Richardson’s description resonates for me and how I’ve been using my practice to try to open up to everything around me. I’m trying to confront the messy, complicated ways I notice and experience the natural world as I move through it — how I might delight in the Mississippi River Gorge, for example, as water, rock, tree, bird, wind, and recognize it as stolen land occupied and used, abused, restored, protected, ignored, exploited. Admire it as a geological wonder, slowly carved out by the river as it wore down the soft St. Peter sandstone, and see it as both wild/natural and cultivated/managed, the site of erosion due to water, and erosion due to the introduction of invasive species, industry, too many hikers, bikers, houses nearby.

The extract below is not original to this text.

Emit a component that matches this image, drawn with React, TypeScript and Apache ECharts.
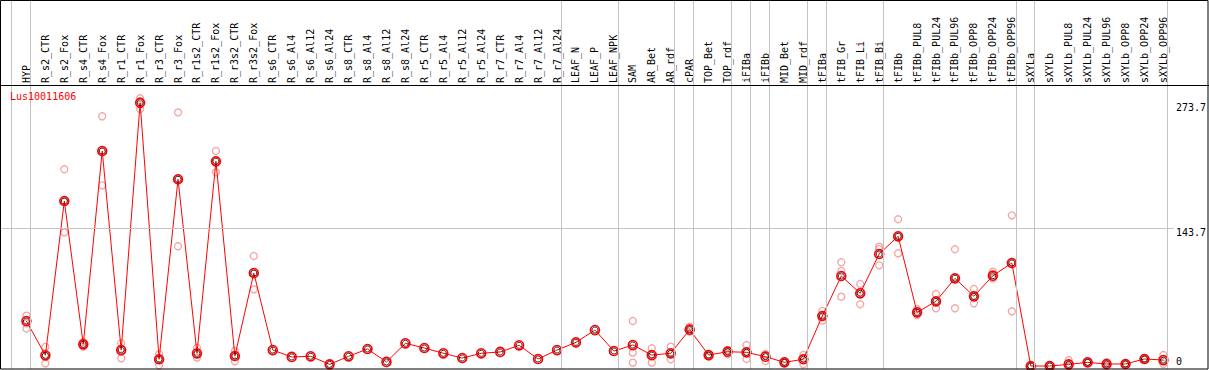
import React, { useEffect, useRef } from "react";
import * as echarts from "echarts";

const geneName = "Lus10011606";

const categories = [
  "HYP", "R_s2_CTR", "R_s2_Fox", "R_s4_CTR", "R_s4_Fox", "R_r1_CTR", "R_r1_Fox", "R_r3_CTR", "R_r3_Fox",
  "R_r1s2_CTR", "R_r1s2_Fox", "R_r3s2_CTR", "R_r3s2_Fox", "R_s6_CTR", "R_s6_Al4", "R_s6_Al12", "R_s6_Al24",
  "R_s8_CTR", "R_s8_Al4", "R_s8_Al12", "R_s8_Al24", "R_r5_CTR", "R_r5_Al4", "R_r5_Al12", "R_r5_Al24",
  "R_r7_CTR", "R_r7_Al4", "R_r7_Al12", "R_r7_Al24", "LEAF_N", "LEAF_P", "LEAF_NPK", "SAM", "AR_Bet", "AR_rdf",
  "cPAR", "TOP_Bet", "TOP_rdf", "iFIBa", "iFIBb", "MID_Bet", "MID_rdf", "tFIBa", "tFIB_Gr", "tFIB_Li", "tFIB_Bi",
  "tFIBb", "tFIBb_PUL8", "tFIBb_PUL24", "tFIBb_PUL96", "tFIBb_OPP8", "tFIBb_OPP24", "tFIBb_OPP96", "sXYLa",
  "sXYLb", "sXYLb_PUL8", "sXYLb_PUL24", "sXYLb_PUL96", "sXYLb_OPP8", "sXYLb_OPP24", "sXYLb_OPP96",
];

const means = [
  46.8, 11.1, 171.6, 22.5, 223.6, 16.6, 273.7, 7.0, 194.2, 13.2, 212.9, 10.4, 96.7, 16.6, 9.4, 10.1, 1.7,
  10.1, 17.7, 4.2, 23.6, 18.7, 13.2, 8.3, 13.2, 14.6, 21.5, 7.3, 16.6, 24.6, 37.4, 15.6, 21.8, 11.4, 13.2,
  37.8, 11.4, 14.9, 14.2, 9.7, 3.8, 7.0, 52.0, 93.6, 75.6, 116.5, 134.9, 55.8, 67.3, 91.2, 72.5, 93.9, 107.1,
  0, 0, 1.7, 3.8, 2.1, 2.1, 7.3, 6.2,
];

const rep1 = [
  52.3, 19.8, 204.6, 25.0, 259.7, 23.6, 278.4, 12.5, 263.8, 19.0, 223.6, 15.6, 114.4, null, null, null, null,
  null, null, null, null, null, null, null, null, null, null, null, null, null, null, null, 46.8, 18.4, 20.1,
  40.9, 12.0, 16.6, 21.8, 11.4, 4.5, 11.4, 57.2, 107.9, 85.3, 124.1, 152.6, 59.0, 74.9, 121.4, 80.1, 98.1, 156.7,
  0, 1.0, 6.2, 3.8, 4.0, 2.5, 8.0, 11.4,
];
const rep2 = [
  44.4, 10.7, 171.0, 22.5, 223.0, 18.0, 275.5, 7.8, 194.0, 12.0, 213.7, 10.7, 96.0, null, null, null, null,
  null, null, null, null, null, null, null, null, null, null, null, null, null, null, null, 13.9, 12.3, 12.5,
  39.2, 11.0, 14.0, 13.5, 12.5, 3.5, 8.0, 51.7, 98.8, 77.0, 121.7, 135.0, 55.5, 67.0, 92.0, 72.2, 92.4, 107.7,
  0, 0, 0, 3.8, 2.1, 2.1, 7.3, 5.0,
];
const rep3 = [
  39.0, 2.8, 139.0, 20.0, 187.9, 8.0, 267.3, 0.7, 124.5, 8.7, 201.4, 4.9, 79.7, null, null, null, null,
  null, null, null, null, null, null, null, null, null, null, null, null, null, null, null, 3.5, 3.5, 7.0,
  35.7, 9.7, 12.2, 7.3, 5.2, 3.2, 1.7, 47.1, 72.1, 64.2, 104.7, 117.2, 53.0, 60.0, 60.0, 65.2, 91.2, 56.9,
  0, 0, 0, 3.8, 0.2, 1.7, 6.5, 2.1,
];

const refLineValue = 143.7;
const topLabels = [143.7, 273.7];
const bottomLabels = [0];
// index of last category in each group (separator drawn just after it)
const groupEnds = [-1, 0, 28, 31, 34, 35, 37, 38, 39, 41, 42, 45, 52, 53, 60];

const FONT = "DejaVu Sans Mono";

export default function App() {
  const ref = useRef<HTMLDivElement>(null);
  useEffect(() => {
    const chart = echarts.init(ref.current!, null, { renderer: "svg" });
    const repPoints: number[][] = [];
    [rep1, rep2, rep3].forEach((arr) =>
      arr.forEach((v, i) => {
        if (v !== null && v !== undefined) repPoints.push([i, v as number]);
      })
    );
    const meanPoints = means.map((v, i) => [i, v]);
    const yMin = -3.12;
    const yMax = 380.65;
    const labelStyle = { fontFamily: FONT, fontSize: 10, color: "#000" };
    chart.setOption({
      animation: false,
      backgroundColor: "#fff",
      title: {
        text: geneName,
        left: 10,
        top: 91,
        padding: 0,
        textStyle: { color: "#ff0000", fontFamily: FONT, fontSize: 10, fontWeight: "normal" },
      },
      grid: { left: 1, right: 32, top: 0, bottom: 1 },
      xAxis: {
        type: "value",
        position: "top",
        offset: -85,
        min: -1.342,
        max: 60.553,
        axisLine: { show: false },
        axisTick: { show: false },
        splitLine: { show: false },
        axisLabel: {
          customValues: categories.map((_, i) => i),
          formatter: (v: number) => categories[Math.round(v)] ?? "",
          rotate: 90,
          margin: 2,
          ...labelStyle,
        },
      },
      yAxis: [
        {
          type: "value",
          position: "right",
          min: yMin,
          max: yMax,
          axisLine: { show: false },
          axisTick: { show: false },
          splitLine: { show: false },
          axisLabel: {
            customValues: topLabels,
            formatter: (v: number) => String(v),
            verticalAlign: "top",
            margin: 2,
            ...labelStyle,
          },
        },
        {
          type: "value",
          position: "right",
          min: yMin,
          max: yMax,
          axisLine: { show: false },
          axisTick: { show: false },
          splitLine: { show: false },
          axisLabel: {
            customValues: bottomLabels,
            formatter: (v: number) => String(v),
            verticalAlign: "bottom",
            margin: 2,
            ...labelStyle,
          },
        },
      ],
      graphic: [
        {
          type: "rect",
          shape: { x: 0.5, y: 0.5, width: 1207.5, height: 368.5 },
          style: { fill: "none", stroke: "#000", lineWidth: 1 },
          silent: true,
          z: 100,
        },
        {
          type: "line",
          shape: { x1: 0, y1: 85.5, x2: 1209, y2: 85.5 },
          style: { stroke: "#000", lineWidth: 1 },
          silent: true,
          z: 100,
        },
      ],
      series: [
        {
          type: "line",
          data: [],
          z: 0,
          silent: true,
          markLine: {
            silent: true,
            symbol: "none",
            label: { show: false },
            animation: false,
            lineStyle: { color: "#c4c4c4", width: 1, type: "solid" },
            data: [
              ...groupEnds.map((g) => ({ xAxis: g + 0.21 })),
              { yAxis: refLineValue },
            ],
          },
        },
        {
          type: "scatter",
          data: repPoints,
          symbol: "circle",
          symbolSize: 7,
          z: 2,
          itemStyle: { color: "rgba(0,0,0,0)", borderColor: "#f08c8c", borderWidth: 1.3 },
          silent: true,
        },
        {
          type: "line",
          data: meanPoints,
          z: 3,
          symbol: "circle",
          symbolSize: 9,
          showSymbol: true,
          lineStyle: { color: "#ff0000", width: 1 },
          itemStyle: { color: "rgba(0,0,0,0)", borderColor: "#ff0000", borderWidth: 1.6 },
          silent: true,
        },
        {
          type: "scatter",
          data: meanPoints,
          z: 4,
          symbol: "circle",
          symbolSize: 6,
          itemStyle: { color: "rgba(0,0,0,0)", borderColor: "#000", borderWidth: 1 },
          silent: true,
        },
      ],
    });
    return () => chart.dispose();
  }, []);
  return (
    <div
      ref={ref}
      style={{ position: "fixed", left: 0, top: 0, width: 1209, height: 370 }}
    />
  );
}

For me, running through a place can help me to open up to it, to let it in. As I move, my shoulders relax, my chest expands, I inhale deeply and breathe in the world. Sometimes I feel a warmth spread from the top of my head to my toes. I am ready to notice everything. This openness doesn’t always happen, sometimes moving is just mundane, but these moments of attention and awareness, however small and fleeting, build on each other, accumulate.
Question:
How does moving open you up to the world?